I've been reviewing some analysis for an exam and have gotten stuck on this problem (Strichartz 10.2.4 #20):
$$\text{If }f:\mathbb{R} \rightarrow\mathbb{R} \in \mathcal{C}^k,f(-x)=f(x)\text{, show that }F:\mathbb{R}^n \rightarrow \mathbb{R}\text{ defined by }F(x)=f(||x||_2)\text{ is }\mathcal{C}^k$$
I started out by checking the special case where $k=1$, which came down to just using the chain rule: $\partial_{x_i}F(x)=f'(|x|)\dfrac{x_i}{|x|}$ and we get that it is $0$ when $x=0$ because of the even property, so it is continuous at all points for any arbitrary partial derivative.

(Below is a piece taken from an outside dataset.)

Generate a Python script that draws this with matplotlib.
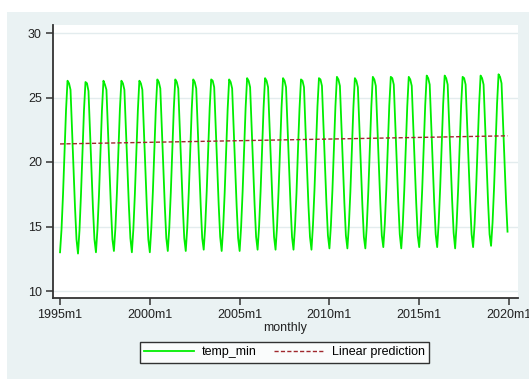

I feel like there's a way to make an induction argument out of this by taking a derivative and showing that the partial is $\mathcal{C}^k$ by the induction hypothesis, but I can't get it to work. So far, I have:
Define $g_i(t)=x_i\dfrac{f'(t)}{t}$ for $t \geq 0$. It suffices to show that $g_i \in \mathcal{C^k}$ because then $\partial_{x_i}F(x)=g_i(|x|)$ and the problem claim holds by the induction hypothesis. We have that $g_i^{(k)}(t)=x_i\sum\limits_{j=0}^k\binom{k}{j}f^{(k-j+1)}(t)\cdot(-1)^{j}\dfrac{j!}{t^{j+1}}$ but I don't see how to proceed from here, or even why this is necessarily continuous. I would appreciate any suggestions.
We have $f(|x|)=f(x)$ for $x\geq0$ while $f(|x|)=f(-x)=f(x)$ for $x<0$ where the second equality follows by the evenness of $f(x)$. So $f(|x|)=f(x)$ for all $x\in\Bbb R$. Thus, if $f(x)$ is $k$-times differentiable, so is $f(|x|)$ when $f$ is an even function.